For today, we’ll take her at her word. Instead, let’s examine another message from this that has application here and now.
Had the Alberta government treated our provincial Heritage Fund with the same diligence as the CPP did with theirs (as other countries have done as well), we wouldn’t be having any difficulties funding health care or social services in this province.
Had our Heritage Fund not been pillaged in the years of Ralph Klein, and had our royalty windfall been properly saved in the years of huge surpluses, Alberta’s position would be the same as CPP’s today.
Today, our “rainy day” fund is no umbrella at all. Its November report pegs its fair value at $14.8 billion. If the Heritage Fund had been allowed to grow naturally, and been given some investment during our wealthiest decade, it could conservatively be more than triple that today.
Second-quarter income from the fund came to $391 million, much of that a recovery of value lost in the last recession. Triple that, and you’re starting to talk about real money.
Let’s look at that lost opportunity in the light of a news story in Tuesday’s paper, about Alberta’s non-profits facing hard times.
A lot of charities deliver services that are mandated by government. That’s because non-profit staff are paid far less than provincial staff, and are backed by volunteers and charitable fundraising.
The value non-profits add to government programs is well in the hundreds of millions of dollars a year.
Yet because the government frittered away our wealth in the good years, they have to cut back on programs for the province’s most vulnerable people today. They’re essentially downloading provincial obligations onto volunteers.
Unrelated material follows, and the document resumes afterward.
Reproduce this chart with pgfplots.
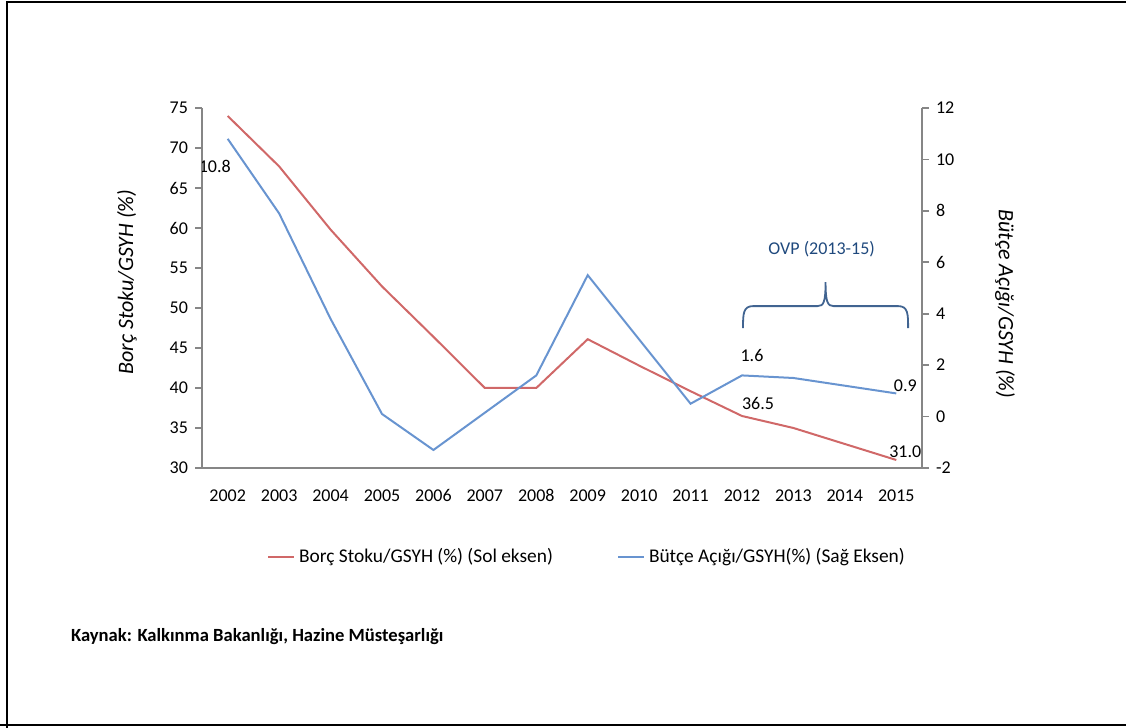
\documentclass[border=0pt]{standalone}
\usepackage{fontspec}
\setmainfont{Carlito}
\usepackage{pgfplots}
\pgfplotsset{compat=1.18}
\usetikzlibrary{calc}

\definecolor{redline}{RGB}{208,104,104}
\definecolor{blueline}{RGB}{104,148,208}
\definecolor{axisgray}{RGB}{134,134,134}
\definecolor{ovpblue}{RGB}{31,73,125}

% data: year index (0 = 2002), value
\pgfplotstableread{
x y
0 74.0
1 67.7
2 59.8
3 52.7
4 46.4
5 40.0
6 40.0
7 46.1
8 42.8
9 39.6
10 36.5
11 35.0
12 33.0
13 31.0
}\borc
\pgfplotstableread{
x y
0 10.8
1 7.9
2 3.8
3 0.1
4 -1.3
5 0.15
6 1.6
7 5.5
8 3.0
9 0.5
10 1.6
11 1.5
12 1.2
13 0.9
}\butce

\newcommand\lblfont{\fontsize{9}{10}\selectfont}

\begin{document}
\begin{tikzpicture}[x=0.5pt,y=0.5pt]
\useasboundingbox (0,0) rectangle (1126,728);
% frame
\draw[line width=1.2pt] (7,-10) -- (7,726) -- (1140,726);
\draw[line width=1.2pt] (0,3) -- (1140,3);

\pgfplotsset{
  common/.style={
    scale only axis, width=360pt, height=180pt,
    at={(101pt,130pt)}, anchor=south west,
    xmin=-0.5, xmax=13.5,
    tick align=outside,
    axis line style={axisgray, line width=0.8pt},
    major tick style={axisgray, line width=0.8pt},
    minor tick style={axisgray, line width=0.8pt},
    major tick length=3.5pt, minor tick length=3.5pt,
    tick label style={font=\lblfont},
    /pgf/number format/assume math mode=true,
  }
}

\begin{axis}[common,
  axis y line*=left, axis x line*=bottom,
  ymin=30, ymax=75, ytick={30,35,...,75},
  xtick={0,...,13}, xticklabels={2002,2003,2004,2005,2006,2007,2008,2009,2010,2011,2012,2013,2014,2015},
  minor xtick={-0.5,0.5,...,13.5},
  xtick style={draw=none},
  xticklabel style={yshift=-2pt, text height=1.6ex, text depth=0.2ex},
  legend columns=2,
  legend style={at={(0.536,-0.247)}, anchor=center, draw=none, fill=none,
    font=\fontsize{9.7}{11}\selectfont,
    /tikz/every even column/.append style={column sep=30pt}},
  legend image code/.code={\draw[#1] (0pt,0pt) -- (13pt,0pt);},
]
\addplot[redline, line width=1pt] table[x=x,y=y] {\borc};
\addlegendentry{Borç Stoku/GSYH (\%) (Sol eksen)}
\addlegendimage{blueline, line width=1pt}
\addlegendentry{Bütçe Açığı/GSYH(\%) (Sağ Eksen)}
\node[font=\lblfont] at (axis cs:0,74) [xshift=4.5pt,yshift=9.5pt] {74.0};
\node[font=\lblfont] at (axis cs:10,36.5) [xshift=8pt,yshift=6.5pt] {36.5};
\node[font=\lblfont] at (axis cs:13,31.0) [xshift=4.5pt,yshift=4pt] {31.0};
\end{axis}

\begin{axis}[common,
  axis y line*=right, axis x line=none,
  ymin=-2, ymax=12, ytick={-2,0,...,12},
]
\addplot[blueline, line width=1pt] table[x=x,y=y] {\butce};
\node[font=\lblfont] at (axis cs:0,10.8) [xshift=-6.5pt,yshift=-14pt] {10.8};
\node[font=\lblfont] at (axis cs:10,1.6) [xshift=5pt,yshift=10pt] {1.6};
\node[font=\lblfont] at (axis cs:13,0.9) [xshift=4.5pt,yshift=4pt] {0.9};
\coordinate (b1) at (axis cs:10.02,3.44);
\coordinate (b2) at (axis cs:13.23,3.44);
\node[text=ovpblue, font=\lblfont] at (axis cs:11.55,6.52) {OVP (2013-15)};
\end{axis}

% OVP brace
\coordinate (bm) at ($(b1)!0.5!(b2)$);
\draw[ovpblue!85!white, line width=0.9pt]
  (b1) .. controls ($(b1)+(0pt,7pt)$) and ($(b1)+(0pt,11pt)$) .. ($(b1)+(5pt,11pt)$)
  -- ($(bm)+(-4pt,11pt)$) .. controls ($(bm)+(-1pt,11pt)$) and ($(bm)+(0pt,13pt)$) .. ($(bm)+(0pt,23pt)$)
  .. controls ($(bm)+(0pt,13pt)$) and ($(bm)+(1pt,11pt)$) .. ($(bm)+(4pt,11pt)$)
  -- ($(b2)+(-5pt,11pt)$) .. controls ($(b2)+(0pt,11pt)$) and ($(b2)+(0pt,7pt)$) .. (b2);

% axis titles and source
\node[rotate=90, font=\itshape\fontsize{11}{12}\selectfont] at (127,446) {Borç Stoku/GSYH (\%)};
\node[rotate=-90, font=\itshape\fontsize{11}{12}\selectfont] at (1005,424) {Bütçe Açığı/GSYH (\%)};
\node[anchor=west, font=\bfseries\fontsize{9.3}{10}\selectfont] at (64,91) {Kaynak: Kalkınma Bakanlığı, Hazine Müsteşarlığı};
\end{tikzpicture}
\end{document}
In the Advocate’s interview with Heather Gardiner of the United Way, published on Tuesday, we discover that our non-profits are facing a loss of staff and ability to deliver core programs because they have no secure long-term funding. The money the United Way raises every year is totally spent in the year following. This is the definition of poverty for organizations.
Alberta already has community foundations in every city. But we need them large and strong enough to fund core social programs — out of fund dividends, not fundraising.
To provide the $2 million the United Way needs this year, we’d need the Red Deer and District Community Foundation holding about $50 million more than it has now.
But if you have trouble raising $2 million, how do you raise $50 million?
It could be done if the province would wean itself from gambling profits, and take the portion it places in general revenue every year and invest that instead into building foundations.
And we don’t even want to talk about the millions and billions lost in royalty holidays for energy companies reaping huge profits once again.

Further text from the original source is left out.